Soon all 12 of the Forest Park Police Department’s squad cars will be equipped with a new camera system that cannot be turned off. The village council voted unanimously last week to approve the purchase of the new audio and video equipment to replace an aging system that, according to department brass, has been unreliable.
The new system will cost $71,898 and will be paid for with money seized by police during criminal investigations.
The new system is digital and will offer constant monitoring, according to Police Chief Jim Ryan.

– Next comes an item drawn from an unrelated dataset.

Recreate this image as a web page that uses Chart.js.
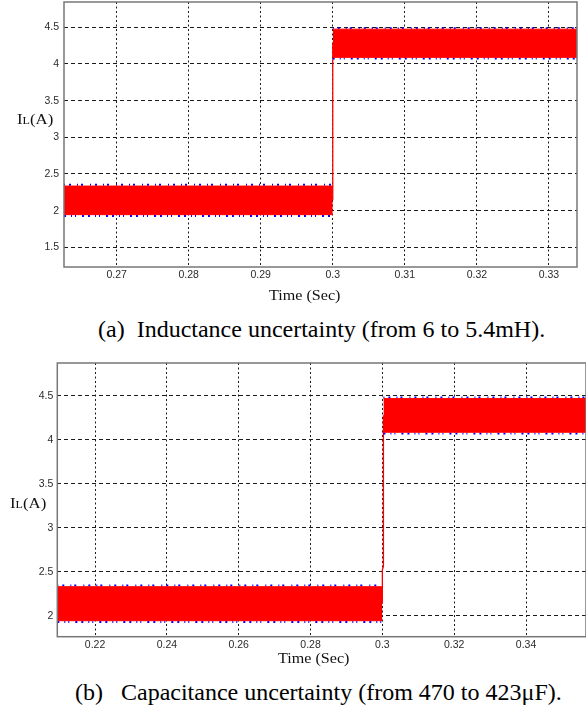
<!DOCTYPE html>
<html>
<head>
<meta charset="utf-8">
<script src="https://cdn.jsdelivr.net/npm/chart.js@4.4.1/dist/chart.umd.min.js"></script>
<style>
html,body{margin:0;padding:0;background:#fff;width:586px;height:711px;overflow:hidden;}
#wrap{position:relative;width:586px;height:711px;}
canvas{position:absolute;left:0;}
.t{position:absolute;font-family:'Liberation Serif','Times New Roman',serif;color:#111;white-space:pre;transform-origin:0 0;}
</style>
</head>
<body>
<div id="wrap">
<canvas id="ca" style="top:0px" width="586" height="290"></canvas>
<canvas id="cb" style="top:345px" width="586" height="315"></canvas>
<div class="t" style="left:17px;top:112.8px;font-size:14px;line-height:14px;transform:scaleX(1.2)">I<span style="font-size:10px">L</span>(A)</div>
<div class="t" style="left:269px;top:289px;font-size:14px;line-height:14px;transform:scaleX(1.15)">Time (Sec)</div>
<div class="t" style="left:98px;top:317px;font-size:24px;line-height:24px;color:#000">(a)  Inductance uncertainty (from 6 to 5.4mH).</div>
<div class="t" style="left:10px;top:497px;font-size:14px;line-height:14px;transform:scaleX(1.2)">I<span style="font-size:10px">L</span>(A)</div>
<div class="t" style="left:278px;top:651.8px;font-size:14px;line-height:14px;transform:scaleX(1.15)">Time (Sec)</div>
<div class="t" style="left:75px;top:680px;font-size:24px;line-height:24px;color:#000">(b)   Capacitance uncertainty (from 470 to 423μF).</div>
</div>
<script>
// ---------- (a) Inductance uncertainty ----------
const xTicksA = [0.27, 0.28, 0.29, 0.30, 0.31, 0.32, 0.33];
const xTickLabelsA = ['0.27', '0.28', '0.29', '0.3', '0.31', '0.32', '0.33'];
const yTicksA = [1.5, 2, 2.5, 3, 3.5, 4, 4.5];
const yTickLabelsA = ['1.5', '2', '2.5', '3', '3.5', '4', '4.5'];
const timeLowA = [0.2627, 0.2750, 0.2875, 0.3000];
const lowUpperA = [2.335, 2.335, 2.335, 2.335];
const lowLowerA = [1.945, 1.945, 1.945, 1.945];
const lowBlueUpperA = [2.352, 2.352, 2.352, 2.352];
const lowBlueLowerA = [1.928, 1.928, 1.928, 1.928];
const timeHighA = [0.3000, 0.3113, 0.3226, 0.3339];
const highUpperA = [4.475, 4.475, 4.475, 4.475];
const highLowerA = [4.090, 4.090, 4.090, 4.090];
const highBlueUpperA = [4.488, 4.488, 4.488, 4.488];
const highBlueLowerA = [4.076, 4.076, 4.076, 4.076];
const stepTimeA = [0.3000, 0.3000];
const stepValueA = [2.14, 4.28];

// ---------- (b) Capacitance uncertainty ----------
const xTicksB = [0.22, 0.24, 0.26, 0.28, 0.30, 0.32, 0.34];
const xTickLabelsB = ['0.22', '0.24', '0.26', '0.28', '0.3', '0.32', '0.34'];
const yTicksB = [2, 2.5, 3, 3.5, 4, 4.5];
const yTickLabelsB = ['2', '2.5', '3', '3.5', '4', '4.5'];
const timeLowB = [0.2095, 0.2400, 0.2700, 0.3000];
const lowUpperB = [2.330, 2.330, 2.330, 2.330];
const lowLowerB = [1.943, 1.943, 1.943, 1.943];
const lowBlueUpperB = [2.344, 2.344, 2.344, 2.344];
const lowBlueLowerB = [1.928, 1.928, 1.928, 1.928];
const timeHighB = [0.3003, 0.3200, 0.3400, 0.3567];
const highUpperB = [4.470, 4.470, 4.470, 4.470];
const highLowerB = [4.087, 4.087, 4.087, 4.087];
const highBlueUpperB = [4.482, 4.482, 4.482, 4.482];
const highBlueLowerB = [4.074, 4.074, 4.074, 4.074];
const stepTimeB = [0.3000, 0.3000, 0.3003, 0.3003];
const stepValueB = [2.14, 2.52, 2.56, 4.28];

const RED = '#ff0000';
const BLUE = '#0000ff';

function pts(xs, ys) { return xs.map((x, i) => ({ x: x, y: ys[i] })); }

const boxPlugin = {
  id: 'box',
  afterDatasetsDraw(chart) {
    const a = chart.chartArea;
    const ctx = chart.ctx;
    ctx.save();
    ctx.strokeStyle = '#777';
    ctx.lineWidth = 1.5;
    ctx.strokeRect(a.left, a.top, a.right - a.left, a.bottom - a.top);
    ctx.restore();
  }
};

function bandSets(t, up, lo, bup, blo) {
  return [
    { data: pts(t, up), borderColor: RED, borderWidth: 1, backgroundColor: RED, fill: '+1', pointRadius: 0 },
    { data: pts(t, lo), borderColor: RED, borderWidth: 1, pointRadius: 0, fill: false },
    { data: pts(t, bup), borderColor: BLUE, borderWidth: 2, borderDash: [1, 4, 2, 6, 1, 3, 2, 7], pointRadius: 0, fill: false },
    { data: pts(t, blo), borderColor: BLUE, borderWidth: 2, borderDash: [2, 5, 1, 3, 1, 6, 2, 4], pointRadius: 0, fill: false }
  ];
}

function build(id, o) {
  const datasets = []
    .concat(bandSets(o.tLow, o.lowU, o.lowL, o.lowBU, o.lowBL))
    .concat(bandSets(o.tHigh, o.highU, o.highL, o.highBU, o.highBL));
  datasets.push({ data: pts(o.stepT, o.stepV), borderColor: RED, borderWidth: 1.3, pointRadius: 0, fill: false });
  return new Chart(document.getElementById(id), {
    type: 'line',
    data: { datasets: datasets },
    plugins: [boxPlugin],
    options: {
      responsive: false,
      animation: false,
      events: [],
      layout: { padding: o.pad },
      plugins: { legend: { display: false }, tooltip: { enabled: false }, title: { display: false } },
      elements: { line: { tension: 0 } },
      scales: {
        x: {
          type: 'linear', min: o.xMin, max: o.xMax,
          afterBuildTicks: s => { s.ticks = o.xTicks.map(v => ({ value: v })); },
          afterFit: s => { s.height = o.xH; s.paddingLeft = 0; s.paddingRight = 0; s.paddingTop = 0; s.paddingBottom = 0; },
          ticks: {
            autoSkip: false, maxRotation: 0, minRotation: 0, padding: 2, color: '#2b2b2b',
            font: { family: 'Liberation Sans', size: 10.5 },
            callback: v => o.xLabels[o.xTicks.indexOf(v)]
          },
          grid: { color: '#1a1a1a', lineWidth: 1, drawTicks: false },
          border: { display: false, dash: [2, 2.5] }
        },
        y: {
          type: 'linear', min: o.yMin, max: o.yMax,
          afterBuildTicks: s => { s.ticks = o.yTicks.map(v => ({ value: v })); },
          afterFit: s => { s.width = o.yW; s.paddingLeft = 0; s.paddingRight = 0; s.paddingTop = 0; s.paddingBottom = 0; },
          ticks: {
            autoSkip: false, padding: o.yPad, color: '#2b2b2b',
            font: { family: 'Liberation Sans', size: 10.5 },
            callback: v => o.yLabels[o.yTicks.indexOf(v)]
          },
          grid: { color: '#1a1a1a', lineWidth: 1, drawTicks: false },
          border: { display: false, dash: [4, 3] }
        }
      }
    }
  });
}

build('ca', {
  tLow: timeLowA, lowU: lowUpperA, lowL: lowLowerA, lowBU: lowBlueUpperA, lowBL: lowBlueLowerA,
  tHigh: timeHighA, highU: highUpperA, highL: highLowerA, highBU: highBlueUpperA, highBL: highBlueLowerA,
  stepT: stepTimeA, stepV: stepValueA,
  xTicks: xTicksA, xLabels: xTickLabelsA, yTicks: yTicksA, yLabels: yTickLabelsA,
  xMin: 0.2627, xMax: 0.3339, yMin: 1.231, yMax: 4.845,
  pad: { top: 2, right: 9, left: 0, bottom: 0 }, xH: 23, yW: 64, yPad: 5
});

build('cb', {
  tLow: timeLowB, lowU: lowUpperB, lowL: lowLowerB, lowBU: lowBlueUpperB, lowBL: lowBlueLowerB,
  tHigh: timeHighB, highU: highUpperB, highL: highLowerB, highBU: highBlueUpperB, highBL: highBlueLowerB,
  stepT: stepTimeB, stepV: stepValueB,
  xTicks: xTicksB, xLabels: xTickLabelsB, yTicks: yTicksB, yLabels: yTickLabelsB,
  xMin: 0.2095, xMax: 0.3567, yMin: 1.761, yMax: 4.875,
  pad: { top: 18, right: 0, left: 0, bottom: 0 }, xH: 23.3, yW: 57.3, yPad: 4
});
</script>
</body>
</html>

“It will be constantly on, it will be constantly running,” Ryan said. “It will have like a 30 second delay and there will be certain things that trigger it, like an auto accident. A front end accident will trigger the camera to go on and it will actually go back 30 seconds, so you get 30 seconds of footage before the actual event that triggered it. It runs constantly, 24-7.”

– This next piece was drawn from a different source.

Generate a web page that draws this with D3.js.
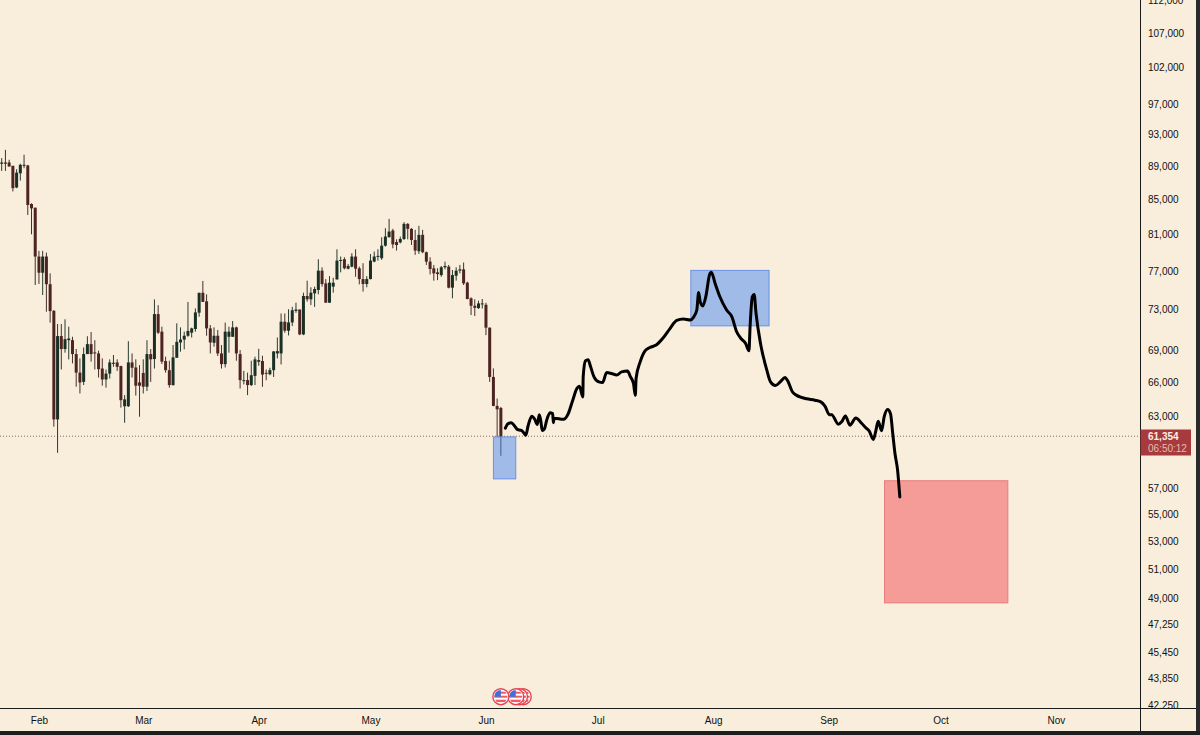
<!DOCTYPE html>
<html>
<head>
<meta charset="utf-8">
<script src="https://cdn.jsdelivr.net/npm/d3@7"></script>
<style>
  html, body { margin: 0; padding: 0; background: #f9eedc; overflow: hidden; }
  text { font-family: "Liberation Sans", Arial, sans-serif; }
</style>
</head>
<body>
<div id="canvas"></div>
<script>
// daily candles, first one is 22 Jan
var firstDay = Date.UTC(2026, 0, 22);
var opens = [89300,89460,89460,89050,86420,88130,89050,89090,84470,84040,
  78550,76810,78550,75600,72870,62710,70370,69120,69970,69970,
  68640,66900,66050,68640,69590,68800,68700,67280,66270,66810,
  67720,67850,67510,63860,63860,67850,67380,66000,66870,65610,
  68640,68170,72540,70800,67980,67130,65760,68290,69750,70030,
  70400,70700,71060,72680,74710,73830,71120,69720,70400,68700,
  67690,70300,70300,71220,68640,66150,66210,65760,66600,67910,
  67980,66880,66750,67130,68700,68700,71780,70890,71710,72860,
  73000,70530,74380,74040,74650,75000,77030,75690,73690,75350,
  76100,78070,78260,77240,77460,78550,77280,76140,75620,76140,
  78000,78510,78370,79740,80670,81430,80140,80100,80480,82180,
  81620,80370,79130,80940,79020,78000,77280,76850,76560,77390,
  77460,75240,76490,77030,77170,75760,74140,73380,73140,73520,
  73480,71190,66500,63890,63710];
var highs = [90000,91040,89800,89050,88630,89300,90420,89170,84550,84040,
  79170,79170,78980,76740,72940,71550,71550,72020,71290,70300,
  69120,68230,69270,70350,70760,69970,68960,68230,67190,68140,
  68550,68140,67540,64850,69870,68700,68140,67600,68140,69970,
  69120,74030,73440,71290,68390,68010,69500,71620,71220,70800,
  73770,71190,73110,74710,75940,74550,71450,71220,70960,69500,
  71690,71290,71850,71290,69020,67060,66900,68010,68390,69140,
  68480,67190,67350,68920,70230,72600,72600,73030,73270,73690,
  73000,74720,75970,75280,75350,78260,77390,76140,76450,76280,
  79340,78550,78470,77750,78910,79340,77460,77830,76450,78830,
  79090,79340,80670,81690,82750,81620,80440,80750,82370,82260,
  81690,81500,81960,81500,79090,78470,77640,77280,77530,78000,
  77640,77100,77390,77640,77900,75860,74240,74040,73900,74070,
  73690,71220,67290,64550,63800];
var lows = [88420,88420,88960,85950,86340,87250,88750,83200,81000,75520,
  75630,74480,72780,71690,62080,59880,67190,68770,68140,67760,
  65610,65000,65760,68640,67920,67190,66450,65700,65520,66360,
  67440,67060,63740,62420,63800,66450,64810,62940,65000,65220,
  66050,67280,70570,67700,66900,65520,65700,68290,68870,69090,
  70300,70230,70800,72280,73770,70400,68700,69340,68450,67280,
  67380,68770,70300,68010,65450,65820,64850,65670,65760,67540,
  65600,66200,66660,66500,68230,67660,70690,70430,71350,72670,
  70460,70460,73800,73450,73270,74550,75350,73690,73690,74720,
  76100,76850,77170,77170,77390,76380,75580,74830,75280,76100,
  77930,78110,78190,79630,80670,79450,79200,79990,80370,80440,
  79810,78730,78840,78910,77640,76630,75970,76030,76380,77170,
  75170,74140,75970,76740,75520,74040,72440,72340,73070,73100,
  70460,66050,63860,61210,59630];
var closes = [89460,89300,88960,86340,88210,89170,89170,84350,83960,78550,
  76810,78550,75600,72840,62710,70370,69120,70070,70130,68640,
  66900,65990,68640,69590,68640,68700,67220,66270,66810,67850,
  67820,67440,64400,64470,67850,67350,65700,65700,65610,68640,
  68140,72540,70700,67920,67130,65760,68320,69810,70030,70400,
  70870,71120,72710,74710,73770,71120,69750,70400,68700,67690,
  70800,70800,71220,68700,66210,66210,65760,66660,68140,68070,
  66720,66790,67130,68890,68920,71780,70890,71710,72930,73000,
  70530,74380,74040,74720,75100,77030,75620,73690,75760,75760,
  78110,78180,77280,77530,78550,77240,76140,75620,76140,78110,
  78550,78620,79740,80750,81310,79880,79810,80480,82180,81620,
  80370,79200,80940,79020,78000,77210,76740,76670,77390,77530,
  75240,76560,77030,77170,75690,74070,73380,73170,73620,73620,
  71190,66500,63890,63590,61210];

// hand drawn projection: days after firstDay, price
var penDays = [135.2,135.9,136.8,137.7,138.4,139.5,140.2,140.7,141.3,142.3,143.1,143.8,144.3,144.7,145.1,145.7,146.3,147.2,147.9,148.1,148.3,
  150.8,152.1,153.3,154.4,155.1,156.0,156.1,156.7,157.4,158.1,159.0,160.3,161.3,162.4,163.7,165.1,166.4,168.0,168.8,169.6,170.1,170.3,
  171.4,172.7,174.0,175.7,177.6,179.4,181.2,183.0,184.8,185.7,186.6,187.1,187.5,188.2,189.1,190.0,190.5,191.5,192.8,194.6,196.0,197.3,
  198.6,199.7,200.6,200.9,201.5,202.0,202.5,203.7,205.4,206.4,207.7,209.0,210.3,210.9,212.3,213.4,214.3,
  216.1,218.3,219.9,221.0,222.2,222.8,224.6,225.5,226.5,227.7,229.3,230.9,232.0,232.9,234.0,234.7,235.3,236.2,236.9,237.8,238.6,239.2,239.8,240.5,241.1];
var penPrices = [61960,62340,62430,62140,61850,61760,61550,61350,62140,62990,62720,62280,63110,62640,61760,61900,62640,63290,63220,62430,62810,
  62720,63220,64400,65440,65660,64690,66510,67990,68110,67440,66510,66050,65990,66910,66820,66670,66970,67040,66510,65900,64830,66360,
  67900,68950,69270,69500,70210,71100,71910,72050,71950,72220,72950,74750,73800,73360,74470,76580,76860,75700,74300,72950,72280,70790,
  70080,69660,68950,71270,74300,74540,72620,69660,67130,66050,65720,66050,66450,66210,65130,64830,64690,
  64520,64400,64250,63870,63120,63120,62300,62500,63010,62210,62840,62350,61980,61700,60990,61790,62550,61730,62920,63570,63210,61500,59820,58460,56330];

// boxes: start day, end day, top price, bottom price
var boxStart = [132, 185, 237];
var boxEnd = [138, 206, 270.1];
var boxTop = [61210, 77060, 57610];
var boxBottom = [57760, 71370, 48660];
var boxKind = ["blue", "blue", "red"];

var priceTicks = [112000,107000,102000,97000,93000,89000,85000,81000,77000,73000,69000,66000,63000,57000,55000,53000,51000,49000,47250,45450,43850,42250];
var monthTicks = [[2026,1],[2026,2],[2026,3],[2026,4],[2026,5],[2026,6],[2026,7],[2026,8],[2026,9],[2026,10]];
var eventDays = [140, 139, 138, 134];
var lastPrice = 61354;
var countdown = "06:50:12";

var width = 1200, height = 735;
var plotRight = 1140.5, plotBottom = 708.5;
var bg = "#f9eedc";

var dayDate = (d) => { return new Date(firstDay + d * 86400000); };

var x = d3.scaleUtc()
  .domain([dayDate(0), dayDate(283)])
  .range([1.7, 1055.9]);
var y = d3.scaleLog()
  .domain([42250, 107000])
  .range([705, 33]);

var svg = d3.select("#canvas").append("svg")
  .attr("width", width)
  .attr("height", height)
  .style("display", "block");

svg.append("rect").attr("width", width).attr("height", height).attr("fill", bg);

// last price line
svg.append("line")
  .attr("x1", 0).attr("x2", plotRight)
  .attr("y1", y(lastPrice) + 1).attr("y2", y(lastPrice) + 1)
  .attr("stroke", "#8a6a5c")
  .attr("stroke-width", 1)
  .attr("stroke-dasharray", "1,2");

// candles
var g = svg.append("g");
var candles = g.selectAll("g.candle").data(opens).enter().append("g")
  .attr("class", "candle")
  .attr("fill", (d, i) => { return closes[i] >= d ? "#1a3025" : "#4e2423"; })
  .attr("stroke", (d, i) => { return closes[i] >= d ? "#2a3a30" : "#43302c"; });
candles.append("line")
  .attr("x1", (d, i) => { return x(dayDate(i)); })
  .attr("x2", (d, i) => { return x(dayDate(i)); })
  .attr("y1", (d, i) => { return y(highs[i]); })
  .attr("y2", (d, i) => { return y(lows[i]); })
  .attr("stroke-width", 1);
candles.append("rect")
  .attr("x", (d, i) => { return x(dayDate(i)) - 1.5; })
  .attr("width", 3)
  .attr("y", (d, i) => { return y(Math.max(d, closes[i])); })
  .attr("height", (d, i) => { return Math.max(1, y(Math.min(d, closes[i])) - y(Math.max(d, closes[i]))); })
  .attr("stroke", "none");

// boxes
svg.selectAll("rect.box").data(boxStart).enter().append("rect")
  .attr("class", "box")
  .attr("x", (d) => { return x(dayDate(d)); })
  .attr("width", (d, i) => { return x(dayDate(boxEnd[i])) - x(dayDate(d)); })
  .attr("y", (d, i) => { return y(boxTop[i]); })
  .attr("height", (d, i) => { return y(boxBottom[i]) - y(boxTop[i]); })
  .attr("fill", (d, i) => { return boxKind[i] == "blue" ? "rgba(71,136,244,0.5)" : "rgba(241,74,84,0.5)"; })
  .attr("stroke", (d, i) => { return boxKind[i] == "blue" ? "#6a90e8" : "#e77c7c"; })
  .attr("stroke-width", 1);

// hand drawn line
var pen = d3.line()
  .x((d) => { return x(dayDate(d)); })
  .y((d, i) => { return y(penPrices[i]); })
  .curve(d3.curveMonotoneX);
svg.append("path")
  .attr("d", pen(penDays))
  .attr("fill", "none")
  .attr("stroke", "#000")
  .attr("stroke-width", 3)
  .attr("stroke-linecap", "round")
  .attr("stroke-linejoin", "round");

// event flags
var defs = svg.append("defs");
defs.append("clipPath").attr("id", "flagClip").append("circle").attr("r", 6.6);
var flags = svg.selectAll("g.flag").data(eventDays).enter().append("g")
  .attr("class", "flag")
  .attr("transform", (d) => { return "translate(" + x(dayDate(d)) + ",696.7)"; });
flags.append("circle").attr("r", 8).attr("fill", "#fff").attr("stroke", "#e8424f").attr("stroke-width", 1.4);
var inner = flags.append("g").attr("clip-path", "url(#flagClip)");
inner.append("rect").attr("x", -7).attr("y", -7).attr("width", 14).attr("height", 14).attr("fill", "#fff");
inner.append("rect").attr("x", -7).attr("y", -5).attr("width", 14).attr("height", 2).attr("fill", "#ef5a64");
inner.append("rect").attr("x", -7).attr("y", -1).attr("width", 14).attr("height", 2).attr("fill", "#ef5a64");
inner.append("rect").attr("x", -7).attr("y", 3).attr("width", 14).attr("height", 2.4).attr("fill", "#ef5a64");
inner.append("rect").attr("x", -7).attr("y", -7).attr("width", 7).attr("height", 7).attr("fill", "#3f6fd8");

// price axis
var rightAxis = d3.axisRight(y)
  .tickValues(priceTicks)
  .tickSize(0)
  .tickPadding(7.5)
  .tickFormat(d3.format(","));
var yAxis = svg.append("g")
  .attr("class", "y axis")
  .attr("transform", "translate(" + plotRight + ",0)")
  .call(rightAxis);
yAxis.select(".domain").remove();
yAxis.selectAll("text")
  .attr("font-size", "10px")
  .attr("fill", "#111")
  .style("font-family", '"Liberation Sans", Arial, sans-serif');

// time axis strip covers the clipped bottom label
svg.append("rect").attr("x", 0).attr("y", plotBottom).attr("width", width).attr("height", height - plotBottom).attr("fill", bg);
var bottomAxis = d3.axisBottom(x)
  .tickValues(monthTicks.map((d) => { return new Date(Date.UTC(d[0], d[1], 1)); }))
  .tickSize(0)
  .tickPadding(8)
  .tickFormat(d3.utcFormat("%b"));
var xAxis = svg.append("g")
  .attr("class", "x axis")
  .attr("transform", "translate(0," + plotBottom + ")")
  .call(bottomAxis);
xAxis.select(".domain").remove();
xAxis.selectAll("text")
  .attr("font-size", "10px")
  .attr("fill", "#111")
  .style("font-family", '"Liberation Sans", Arial, sans-serif');

// frame lines
svg.append("line").attr("x1", 0).attr("x2", 1196).attr("y1", plotBottom).attr("y2", plotBottom).attr("stroke", "#1a1a1a").attr("stroke-width", 1);
svg.append("line").attr("x1", plotRight).attr("x2", plotRight).attr("y1", 0).attr("y2", 731).attr("stroke", "#1a1a1a").attr("stroke-width", 1);

// last price badge
svg.append("rect").attr("x", plotRight).attr("y", 429.5).attr("width", 50.5).attr("height", 26).attr("fill", "#a63a3d");
svg.append("text").attr("x", 1148).attr("y", 440).attr("font-size", "10px").attr("font-weight", "bold").attr("fill", "#fdeee6").text(d3.format(",")(lastPrice));
svg.append("text").attr("x", 1148).attr("y", 452).attr("font-size", "10px").attr("fill", "#eab9b4").text(countdown);

// screenshot edge
svg.append("rect").attr("x", 1196).attr("y", 0).attr("width", 4).attr("height", height).attr("fill", "#2a2a2a");
svg.append("rect").attr("x", 0).attr("y", 731).attr("width", width).attr("height", 4).attr("fill", "#1e1e1e");
</script>
</body>
</html>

The current system can be deactivated, and is linked to the use of a squad car’s lights and sirens. In accordance with a department policy, officers must ensure the system is working properly at the start of each shift.
The village is being sued in federal court by Clarence Davis whose arrest was not taped by former Forest Park officer Robert Biel. Following an internal investigation Biel was disciplined for failing to properly document the arrest.
Davis was acquitted in January of a misdemeanor charge and claims that he was brutalized during the 2006 traffic stop. The former officer resigned from the department shortly after the jury’s verdict in the criminal case. Village officials said Biel’s resignation was not specifically related to Davis’ criminal or civil case.
Under the new system the camera cannot be disabled and data collection will be automated using secure wireless technology. Images and audio will be automatically downloaded to a server at village hall via hot spots on the roof when the squad car pulls into its parking space at the municipal office.
“It’s idiot proof,” Village Administrator Michael Sturino said. “I wanted an idiot proof system. We’re confident it will accurately record all the data collected in the car. You pull in and it just pulls the data right out of the car.”
That’s quite a contrast from the current system that uses VHS tapes and a bulky electronic system mounted in the trunk of the squad car.
“Our officers actually have to go into the trunks of the car and change out the tape manually on a regular basis,” Ryan said.
The new system will also feature satellite technology that tracks the vehicle’s location. It should be installed in two to three weeks, said Ryan.